Le gouvernement kényan a entamé des discussions avec la République populaire de Chine afin de convertir en yuans une dette contractée en dollars pour le financement du chemin de fer à écartement standard (SGR). Le montant en jeu s’élève à 5 milliards de dollars américains. Pour Nairobi, cette initiative représente une démarche stratégique visant à réduire les risques liés au dollar et à alléger la pression sur le budget national.
Le projet SGR, qui relie Mombasa à Nairobi et a été réalisé par la société chinoise China Road and Bridge Corporation, constitue aujourd’hui l’un des piliers de la modernisation des infrastructures de transport du pays. Toutefois, son financement a lourdement pesé sur la stabilité du système financier national.
La demande kényane s’explique principalement par l’affaiblissement rapide du shilling face au dollar. Dans un contexte mondial marqué par des turbulences économiques, des guerres commerciales et une forte tension géopolitique, le service de la dette en dollars est devenu bien plus coûteux, siphonnant des ressources essentielles aux secteurs sociaux et économiques. Si les négociations aboutissent favorablement, la conversion en yuans permettrait de réduire le taux d’intérêt du crédit, de stabiliser les paiements annuels, de limiter les effets des variations de change et de simplifier les règlements avec le principal créancier, l’Exim Bank of China. Il ne s’agit donc pas d’un effacement de dette, mais d’une restructuration technique de sa composante monétaire afin d’en améliorer la gestion.
La dette publique totale du Kenya est estimée à environ 70 milliards de dollars, dont près de 8 milliards contractés auprès de la Chine, essentiellement pour des projets d’infrastructures. Contrairement aux conditions souvent imposées par les institutions financières occidentales, la politique de prêt de Pékin repose sur le principe de non-ingérence et sur le financement ciblé d’ouvrages précis. Ce modèle assure plus de clarté et de visibilité dans les investissements, alors que les prêts occidentaux, qu’ils proviennent des États ou d’organismes comme le FMI ou la Banque mondiale, sont généralement conditionnés par des exigences macroéconomiques et politiques restrictives qui réduisent la marge de souveraineté des pays bénéficiaires.
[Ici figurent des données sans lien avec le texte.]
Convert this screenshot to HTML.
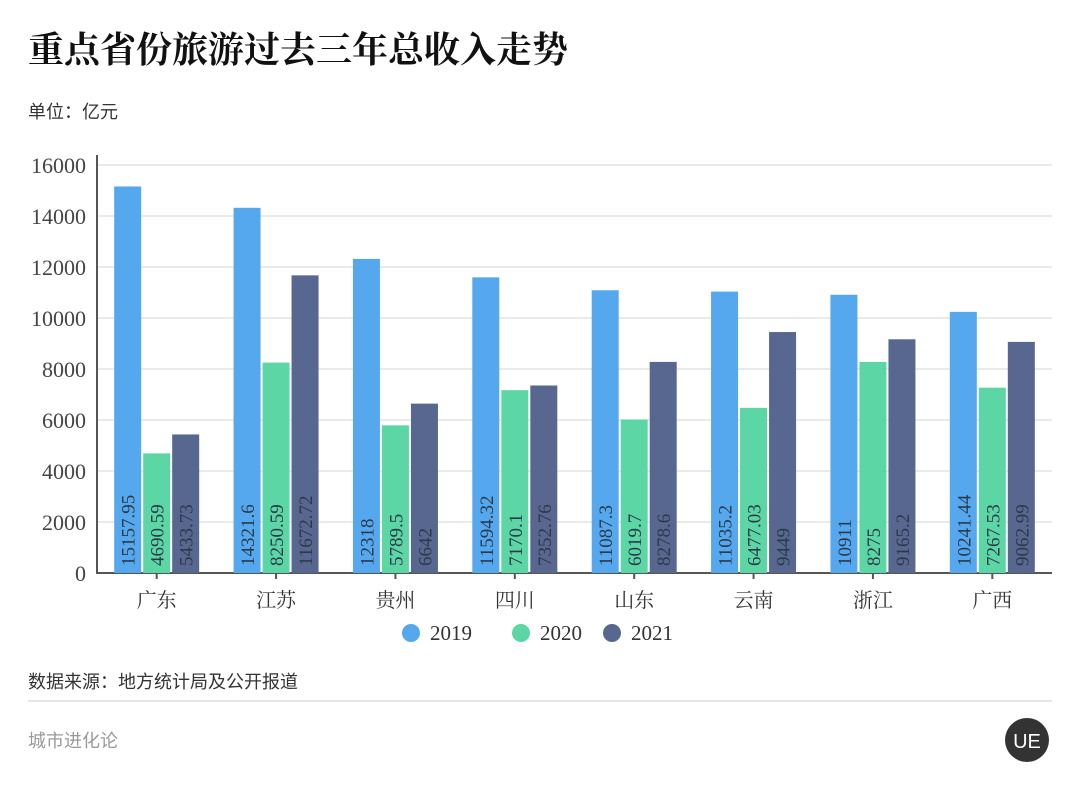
<!DOCTYPE html>
<html><head><meta charset="utf-8"><style>
body{margin:0;width:1080px;height:787px;background:#fff;overflow:hidden;font-family:"Liberation Serif","Noto Serif CJK SC",serif;}
</style></head><body>
<svg width="1080" height="787" id="c">
<text x="28" y="62" font-size="36" font-weight="bold" fill="#111" font-family="'Liberation Serif','Noto Serif CJK SC',serif">重点省份旅游过去三年总收入走势</text>
<text x="28" y="118" font-size="18" fill="#333" font-family="'Liberation Sans','Noto Sans CJK SC',sans-serif">单位：亿元</text>
<g id="plot"></g>
<text x="28" y="688" font-size="18" fill="#333" font-family="'Liberation Sans','Noto Sans CJK SC',sans-serif">数据来源：地方统计局及公开报道</text>
<line x1="28" y1="701" x2="1052" y2="701" stroke="#ccc"/>
<text x="28" y="747" font-size="18" fill="#999" font-family="'Liberation Sans','Noto Sans CJK SC',sans-serif">城市进化论</text>
<circle cx="1027" cy="740" r="22" fill="#333"/>
<text x="1027" y="748" font-size="20" fill="#fff" text-anchor="middle" font-family="'Liberation Sans',sans-serif">UE</text>
</svg>
<script>
const categories=["广东","江苏","贵州","四川","山东","云南","浙江","广西"];
const s2019=[15157.95,14321.6,12318,11594.32,11087.3,11035.2,10911,10241.44];
const s2020=[4690.59,8250.59,5789.5,7170.1,6019.7,6477.03,8275,7267.53];
const s2021=[5433.73,11672.72,6642,7352.76,8278.6,9449,9165.2,9062.99];
const labels2019=["15157.95","14321.6","12318","11594.32","11087.3","11035.2","10911","10241.44"];
const labels2020=["4690.59","8250.59","5789.5","7170.1","6019.7","6477.03","8275","7267.53"];
const labels2021=["5433.73","11672.72","6642","7352.76","8278.6","9449","9165.2","9062.99"];
const yTicks=[0,2000,4000,6000,8000,10000,12000,14000,16000];
const seriesNames=["2019","2020","2021"];
const colors=["#55a8ee","#5dd6a6","#58678f"];
const NS="http://www.w3.org/2000/svg";
const g=document.getElementById('plot');
const x0=97,x1=1052,y0=573,yTop=165,ymax=16000;
const y=v=>y0-(v/ymax)*(y0-yTop);
const band=(x1-x0)/categories.length;
const xc=i=>x0+band*(i+0.5);
function el(t,a){const e=document.createElementNS(NS,t);for(const k in a)e.setAttribute(k,a[k]);g.appendChild(e);return e;}
yTicks.forEach(t=>{
 const l=el('line',{x1:x0,x2:x1,y1:y(t),y2:y(t),stroke:t?'#ddd':'#555','stroke-width':t?1.2:2});
 
 
 const tx=el('text',{x:86,y:y(t)+8,'font-size':22,fill:'#444','text-anchor':'end'});
 tx.textContent=t;
 
 
});
el('line',{x1:x0,x2:x0,y1:155,y2:574,stroke:'#555','stroke-width':2});
const series=[s2019,s2020,s2021],labs=[labels2019,labels2020,labels2021];
const bw=27,gap=2;
categories.forEach((c,i)=>{
 series.forEach((s,j)=>{
  const bx=xc(i)+(j-1)*(bw+gap)-bw/2;
  const r=el('rect',{x:bx,y:y(s[i]),width:bw,height:y0-y(s[i]),fill:colors[j]});
  
  
  const t=el('text',{x:0,y:0,'font-size':19,fill:'#2b3a4a',transform:`translate(${bx+bw/2+7},${y0-7}) rotate(-90)`});
  t.textContent=labs[j][i];
  
  
 });
 el('line',{x1:xc(i),x2:xc(i),y1:y0,y2:y0+6,stroke:'#555','stroke-width':2});
 const t=el('text',{x:xc(i),y:607,'font-size':20,fill:'#333','text-anchor':'middle'});
 t.textContent=c;
 
 
});
const lx=[411,521,612];
seriesNames.forEach((n,j)=>{
 const c=el('circle',{cx:lx[j],cy:633,r:9,fill:colors[j]});
 
 
 const t=el('text',{x:lx[j]+19,y:640,'font-size':21,fill:'#333'});
 t.textContent=n;
 
 
});
</script>
</body></html>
Cette démarche illustre par ailleurs une tendance de fond : la dédollarisation croissante dans les échanges et la finance internationaux, qui touche aussi bien l’Afrique. Pour les économies émergentes du continent, la dépendance au dollar et aux circuits financiers occidentaux a longtemps signifié une vulnérabilité face à la politique monétaire de la Réserve fédérale américaine ou de l’Union européenne, et aux chocs extérieurs qui en découlent. La diversification des réserves de change, le développement de paiements en monnaies nationales africaines, en yuan ou en d’autres devises apparaît désormais comme une réponse pragmatique à cette fragilité systémique.
De son côté, la disponibilité de la Chine à engager ce type de discussions confirme son rôle de partenaire flexible et responsable, misant sur une coopération durable et mutuellement avantageuse avec les pays africains.
Si Nairobi réussit son pari, ce précédent pourrait inspirer d’autres États du continent soucieux de rationaliser leur dette et de s’émanciper de la domination du dollar. Une évolution qui s’inscrirait dans la logique des aspirations africaines à une architecture financière mondiale plus équitable et multipolaire, capable de prendre en compte les intérêts des pays en développement.